The net effect of the policy for modulating the shape of the V-to-ψ mapping based on G, is that as G (familiarity) increases the intersection of the winning code with the code of the best-matching stored input (hypothesis) increases and as G goes to zero, the expected intersection of the winning code with every stored code goes to chance. This is how Sparsey achieves mapping similar inputs (moments) to similar SDR codes, which we denote as the "SISC" property. See here for more detailed explanation and a demo of this policy.

We emphasize several unique aspects of Sparsey's CSA.

1. To our knowledge, no other neural/cortical model implements the technique of using global (to a mesoscale unit, in our case, the mac) information to modulate local (to each individual cell) information, i.e., the cell's response function.
2. This G-based modulation of the V-to-ψ mapping can be viewed as adding noise to the winner selection process, the magnitude of which is inversely proportional to the familiarity of the input, resulting in the SISC property. To our knowledge, this is a completely novel usage of noise in computational neuroscience.

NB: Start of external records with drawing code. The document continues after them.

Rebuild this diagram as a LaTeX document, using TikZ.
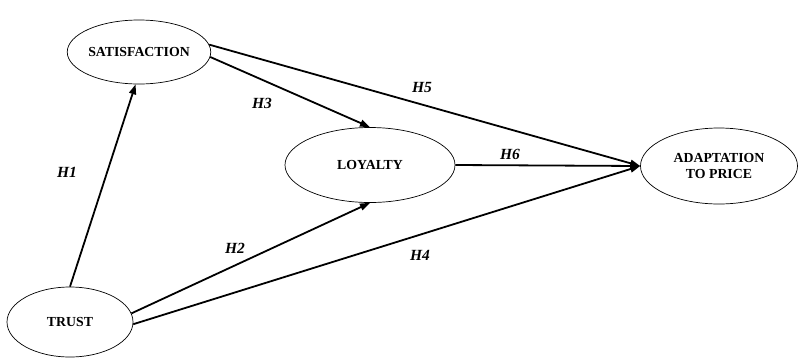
\documentclass[tikz,border=0pt]{standalone}
\usepackage{fontspec}
\setmainfont{Liberation Serif}
\usetikzlibrary{arrows.meta, positioning, shapes.geometric}
\tikzset{
  construct/.style={ellipse, draw=black, line width=0.7pt, inner sep=0pt,
    font=\fontsize{13.8}{16}\selectfont\bfseries, align=center},
  path/.style={line width=1.8pt, -{Triangle[length=10pt,width=7pt]}},
  hyp/.style={font=\fontsize{15.5}{17}\selectfont\bfseries\itshape}
}

\begin{document}
\begin{tikzpicture}[x=1pt, y=-1pt]
    \useasboundingbox (0,0) rectangle (798,357);
    % constructs
    \node[construct, minimum width=127pt, minimum height=64pt] (sat) at (139,52) {SATISFACTION};
    \node[construct, minimum width=170pt, minimum height=75pt] (loy) at (370,165) {LOYALTY};
    \node[construct, minimum width=157pt, minimum height=76pt] (adp) at (719,166) {ADAPTATION\\TO PRICE};
    \node[construct, minimum width=126pt, minimum height=70pt] (tru) at (70,322) {TRUST};
    % paths
    \draw[path] (tru.north) -- (sat.-96);
    \draw[path] (tru.8) -- (loy.south);
    \draw[path] (tru.-2) -- (adp.west);
    \draw[path] (sat.-4) -- (loy.north);
    \draw[path] (sat.6) -- (adp.west);
    \draw[path] (loy.east) -- (adp.west);
    % hypotheses
    \node[hyp] (h1) at (67,172) {H1};
    \node[hyp] (h2) at (235,248) {H2};
    \node[hyp] (h3) at (262,103) {H3};
    \node[hyp] (h4) at (420,255) {H4};
    \node[hyp] (h5) at (422,87) {H5};
    \node[hyp] (h6) at (510,154) {H6};
\end{tikzpicture}
\end{document}
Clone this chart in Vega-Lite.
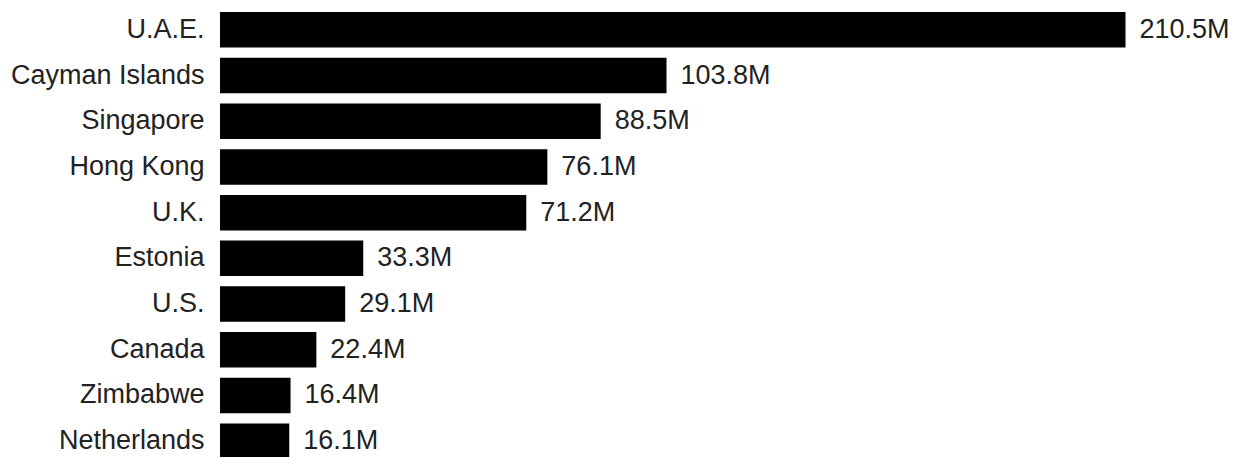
{
  "$schema": "https://vega.github.io/schema/vega-lite/v6.json",
  "autosize": {"type": "none"},
  "padding": {"left": 220, "top": 7, "right": 117, "bottom": 0},
  "width": 905.5,
  "height": 457,
  "background": "white",
  "config": {"view": {"stroke": null}, "font": "Liberation Sans"},
  "data": {
    "values": [
      {"country": "U.A.E.", "value": 210.5, "label": "210.5M"},
      {"country": "Cayman Islands", "value": 103.8, "label": "103.8M"},
      {"country": "Singapore", "value": 88.5, "label": "88.5M"},
      {"country": "Hong Kong", "value": 76.1, "label": "76.1M"},
      {"country": "U.K.", "value": 71.2, "label": "71.2M"},
      {"country": "Estonia", "value": 33.3, "label": "33.3M"},
      {"country": "U.S.", "value": 29.1, "label": "29.1M"},
      {"country": "Canada", "value": 22.4, "label": "22.4M"},
      {"country": "Zimbabwe", "value": 16.4, "label": "16.4M"},
      {"country": "Netherlands", "value": 16.1, "label": "16.1M"}
    ]
  },
  "encoding": {
    "y": {
      "field": "country",
      "type": "nominal",
      "sort": null,
      "scale": {"paddingInner": 0.223, "paddingOuter": 0.1115},
      "axis": {
        "title": null,
        "ticks": false,
        "domain": false,
        "labelPadding": 16,
        "labelFontSize": 27,
        "labelColor": "#222222",
        "labelFont": "Liberation Sans",
        "labelLimit": 400
      }
    },
    "x": {
      "field": "value",
      "type": "quantitative",
      "scale": {"domain": [0, 210.5], "nice": false},
      "axis": null
    }
  },
  "layer": [
    {"mark": {"type": "bar", "color": "#000000"}},
    {
      "mark": {"type": "text", "align": "left", "baseline": "middle", "dx": 14, "fontSize": 27, "color": "#222222", "font": "Liberation Sans"},
      "encoding": {"text": {"field": "label"}}
    }
  ]
}
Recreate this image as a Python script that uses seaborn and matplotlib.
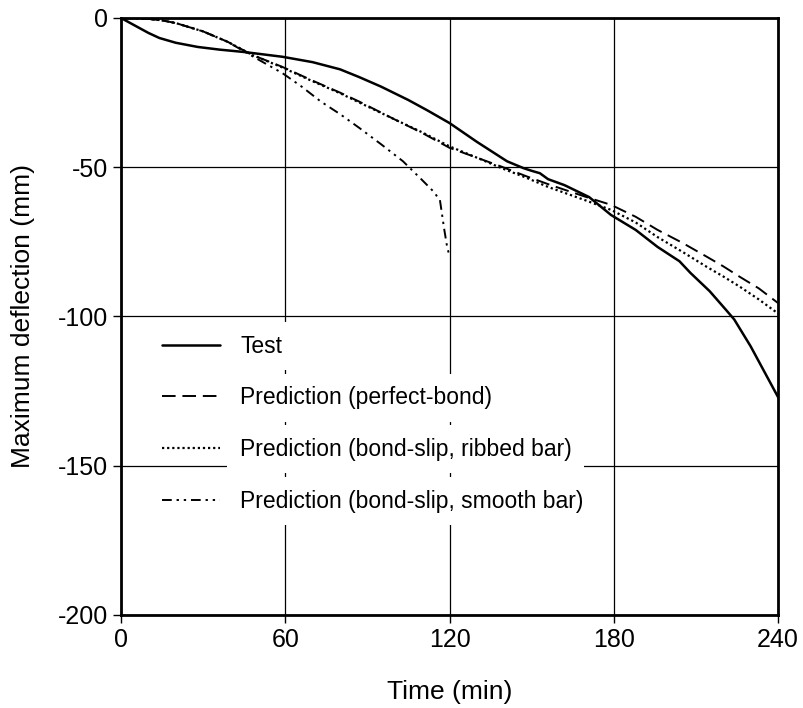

3. The astute reader will understand that the steps of the CSA algorithm imply a physical, neural realization which requires the principal cells, i.e., the units comprising the mac (which are intended as analogs of L2/3 pyramidals), to undergo two successive rounds of competition. In the first (in step 1 above), the cells of a CM compete on the basis of their V values, with only the cell with the max V becoming active in each CM. These max-V values are then summed and averaged, subserved by the brown arrows and boxes labeled "Max" in Figure 3 (this is a hard max). The pincipal cells are then reset whereupon the G-dependent noise is added to the mac. We hypothesize that this is subserved by one or more of the forebrain modulatory signals (e.g., NE, ACh) (cyan/blue arrows in Figure 3). This added noise effectively modulates the transfer functions of the principal cells, wherupon they compete again. Although we formalize the second competition as a draw from the ρ distribution (in each CM), i.e., soft max, the physical addition of the noise allows the soft max to be achieved via a hard max. The CSA's requirement of two rounds of competition is a strong and highly distinguishing model characteristic, an eminently falsifiable aspect of the theory. Our working hypothesis is that the two rounds of competition occur in the two half cycles of the local gamma oscillation.